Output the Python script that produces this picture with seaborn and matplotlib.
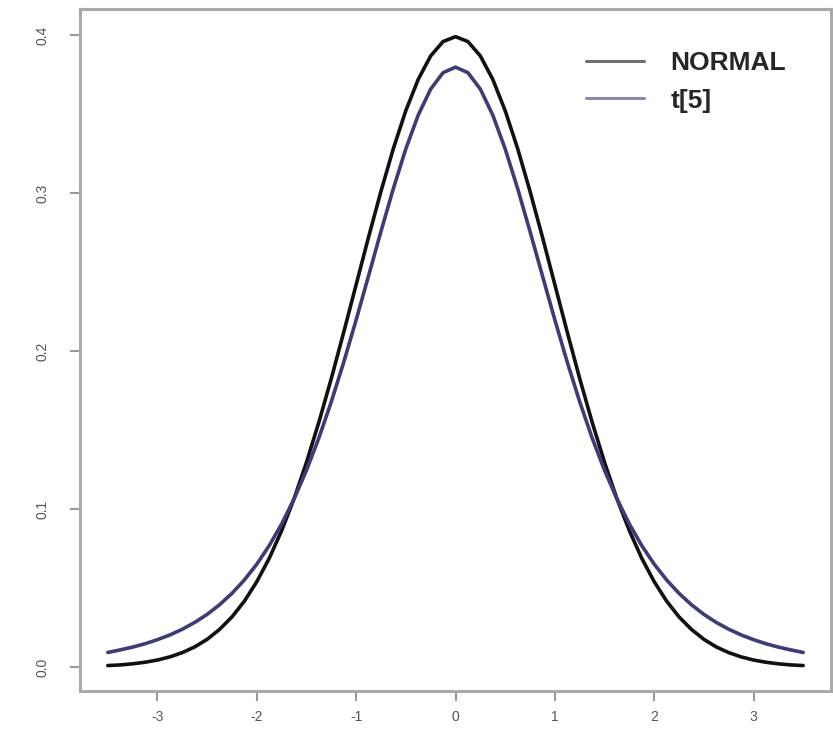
import numpy as np
import pandas as pd
import matplotlib
matplotlib.use("Agg")
import matplotlib.pyplot as plt
import seaborn as sns

# x positions
x_vals = [-3.5, -3.375, -3.25, -3.125, -3.0, -2.875, -2.75, -2.625, -2.5, -2.375, -2.25, -2.125,
          -2.0, -1.875, -1.75, -1.625, -1.5, -1.375, -1.25, -1.125, -1.0, -0.875, -0.75, -0.625,
          -0.5, -0.375, -0.25, -0.125, 0.0,
          0.125, 0.25, 0.375, 0.5, 0.625, 0.75, 0.875, 1.0, 1.125, 1.25, 1.375, 1.5,
          1.625, 1.75, 1.875, 2.0, 2.125, 2.25, 2.375, 2.5, 2.625, 2.75, 2.875, 3.0,
          3.125, 3.25, 3.375, 3.5]

normal_vals = [0.0009, 0.0013, 0.0020, 0.0030, 0.0044, 0.0064, 0.0091, 0.0127, 0.0175, 0.0238,
               0.0317, 0.0417, 0.0540, 0.0688, 0.0863, 0.1065, 0.1295, 0.1550, 0.1826, 0.2119,
               0.2420, 0.2721, 0.3011, 0.3282, 0.3521, 0.3719, 0.3867, 0.3958, 0.3989,
               0.3958, 0.3867, 0.3719, 0.3521, 0.3282, 0.3011, 0.2721, 0.2420, 0.2119, 0.1826,
               0.1550, 0.1295, 0.1065, 0.0863, 0.0688, 0.0540, 0.0417, 0.0317, 0.0238, 0.0175,
               0.0127, 0.0091, 0.0064, 0.0044, 0.0030, 0.0020, 0.0013, 0.0009]

t5_vals = [0.0092, 0.0108, 0.0126, 0.0147, 0.0173, 0.0203, 0.0239, 0.0282, 0.0333, 0.0394,
           0.0466, 0.0551, 0.0651, 0.0768, 0.0905, 0.1064, 0.1245, 0.1450, 0.1679, 0.1929,
           0.2197, 0.2476, 0.2757, 0.3029, 0.3279, 0.3493, 0.3657, 0.3761, 0.3796,
           0.3761, 0.3657, 0.3493, 0.3279, 0.3029, 0.2757, 0.2476, 0.2197, 0.1929, 0.1679,
           0.1450, 0.1245, 0.1064, 0.0905, 0.0768, 0.0651, 0.0551, 0.0466, 0.0394, 0.0333,
           0.0282, 0.0239, 0.0203, 0.0173, 0.0147, 0.0126, 0.0108, 0.0092]

series_names = ["NORMAL", "t[5]"]
x_ticks = [-3, -2, -1, 0, 1, 2, 3]
y_ticks = [0.0, 0.1, 0.2, 0.3, 0.4]
y_tick_labels = ["0.0", "0.1", "0.2", "0.3", "0.4"]

df = pd.DataFrame({
    "x": x_vals * 2,
    "y": normal_vals + t5_vals,
    "dist": [series_names[0]] * len(x_vals) + [series_names[1]] * len(x_vals),
})

sns.set_style("white")
plt.rcParams['font.family'] = ['Liberation Sans', 'DejaVu Sans']

fig = plt.figure(figsize=(8.33, 7.53), dpi=100)
ax = fig.add_axes([80 / 833, 1 - 691 / 753, (831 - 80) / 833, (691 - 9) / 753])

palette = {"NORMAL": "#111111", "t[5]": "#3c3c78"}
sns.lineplot(data=df, x="x", y="y", hue="dist", palette=palette, ax=ax,
             linewidth=2.6, sort=False, estimator=None)
for ln in ax.get_lines():
    ln.set_solid_joinstyle("round")
    ln.set_solid_capstyle("round")

ax.set_xlim(-3.78, 3.78)
ax.set_ylim(-0.0152, 0.4164)
ax.set_xlabel("")
ax.set_ylabel("")

ax.set_xticks(x_ticks)
ax.set_xticklabels([str(v) for v in x_ticks])
ax.set_yticks(y_ticks)
ax.set_yticklabels(y_tick_labels, rotation=90, va="center")
ax.tick_params(axis="both", length=7, width=1.5, color="#999999", labelsize=10,
               labelcolor="#555555", direction="out", bottom=True, left=True)
ax.tick_params(axis="x", pad=7)
ax.tick_params(axis="y", pad=15)

for s in ax.spines.values():
    s.set_color("#aaaaaa")
    s.set_linewidth(2.2)
    s.set_visible(True)

leg = ax.legend(loc="center", bbox_to_anchor=(0.807, 0.893), frameon=False,
                handlelength=2.2, handletextpad=1.0, labelspacing=0.5,
                prop={"family": "Liberation Sans", "weight": "bold", "size": 19})
for line in leg.get_lines():
    line.set_linewidth(2.2)
    line.set_alpha(0.6)

fig.savefig("out.png", dpi=100)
--
STATED EXERCISE:
Return the listing above unchanged, apart from dropping its pictures.

FINISHED ANSWER:
Output the Python script that produces this picture with seaborn and matplotlib.
import numpy as np
import pandas as pd
import matplotlib
matplotlib.use("Agg")
import matplotlib.pyplot as plt
import seaborn as sns

# x positions
x_vals = [-3.5, -3.375, -3.25, -3.125, -3.0, -2.875, -2.75, -2.625, -2.5, -2.375, -2.25, -2.125,
          -2.0, -1.875, -1.75, -1.625, -1.5, -1.375, -1.25, -1.125, -1.0, -0.875, -0.75, -0.625,
          -0.5, -0.375, -0.25, -0.125, 0.0,
          0.125, 0.25, 0.375, 0.5, 0.625, 0.75, 0.875, 1.0, 1.125, 1.25, 1.375, 1.5,
          1.625, 1.75, 1.875, 2.0, 2.125, 2.25, 2.375, 2.5, 2.625, 2.75, 2.875, 3.0,
          3.125, 3.25, 3.375, 3.5]

normal_vals = [0.0009, 0.0013, 0.0020, 0.0030, 0.0044, 0.0064, 0.0091, 0.0127, 0.0175, 0.0238,
               0.0317, 0.0417, 0.0540, 0.0688, 0.0863, 0.1065, 0.1295, 0.1550, 0.1826, 0.2119,
               0.2420, 0.2721, 0.3011, 0.3282, 0.3521, 0.3719, 0.3867, 0.3958, 0.3989,
               0.3958, 0.3867, 0.3719, 0.3521, 0.3282, 0.3011, 0.2721, 0.2420, 0.2119, 0.1826,
               0.1550, 0.1295, 0.1065, 0.0863, 0.0688, 0.0540, 0.0417, 0.0317, 0.0238, 0.0175,
               0.0127, 0.0091, 0.0064, 0.0044, 0.0030, 0.0020, 0.0013, 0.0009]

t5_vals = [0.0092, 0.0108, 0.0126, 0.0147, 0.0173, 0.0203, 0.0239, 0.0282, 0.0333, 0.0394,
           0.0466, 0.0551, 0.0651, 0.0768, 0.0905, 0.1064, 0.1245, 0.1450, 0.1679, 0.1929,
           0.2197, 0.2476, 0.2757, 0.3029, 0.3279, 0.3493, 0.3657, 0.3761, 0.3796,
           0.3761, 0.3657, 0.3493, 0.3279, 0.3029, 0.2757, 0.2476, 0.2197, 0.1929, 0.1679,
           0.1450, 0.1245, 0.1064, 0.0905, 0.0768, 0.0651, 0.0551, 0.0466, 0.0394, 0.0333,
           0.0282, 0.0239, 0.0203, 0.0173, 0.0147, 0.0126, 0.0108, 0.0092]

series_names = ["NORMAL", "t[5]"]
x_ticks = [-3, -2, -1, 0, 1, 2, 3]
y_ticks = [0.0, 0.1, 0.2, 0.3, 0.4]
y_tick_labels = ["0.0", "0.1", "0.2", "0.3", "0.4"]

df = pd.DataFrame({
    "x": x_vals * 2,
    "y": normal_vals + t5_vals,
    "dist": [series_names[0]] * len(x_vals) + [series_names[1]] * len(x_vals),
})

sns.set_style("white")
plt.rcParams['font.family'] = ['Liberation Sans', 'DejaVu Sans']

fig = plt.figure(figsize=(8.33, 7.53), dpi=100)
ax = fig.add_axes([80 / 833, 1 - 691 / 753, (831 - 80) / 833, (691 - 9) / 753])

palette = {"NORMAL": "#111111", "t[5]": "#3c3c78"}
sns.lineplot(data=df, x="x", y="y", hue="dist", palette=palette, ax=ax,
             linewidth=2.6, sort=False, estimator=None)
for ln in ax.get_lines():
    ln.set_solid_joinstyle("round")
    ln.set_solid_capstyle("round")

ax.set_xlim(-3.78, 3.78)
ax.set_ylim(-0.0152, 0.4164)
ax.set_xlabel("")
ax.set_ylabel("")

ax.set_xticks(x_ticks)
ax.set_xticklabels([str(v) for v in x_ticks])
ax.set_yticks(y_ticks)
ax.set_yticklabels(y_tick_labels, rotation=90, va="center")
ax.tick_params(axis="both", length=7, width=1.5, color="#999999", labelsize=10,
               labelcolor="#555555", direction="out", bottom=True, left=True)
ax.tick_params(axis="x", pad=7)
ax.tick_params(axis="y", pad=15)

for s in ax.spines.values():
    s.set_color("#aaaaaa")
    s.set_linewidth(2.2)
    s.set_visible(True)

leg = ax.legend(loc="center", bbox_to_anchor=(0.807, 0.893), frameon=False,
                handlelength=2.2, handletextpad=1.0, labelspacing=0.5,
                prop={"family": "Liberation Sans", "weight": "bold", "size": 19})
for line in leg.get_lines():
    line.set_linewidth(2.2)
    line.set_alpha(0.6)

fig.savefig("out.png", dpi=100)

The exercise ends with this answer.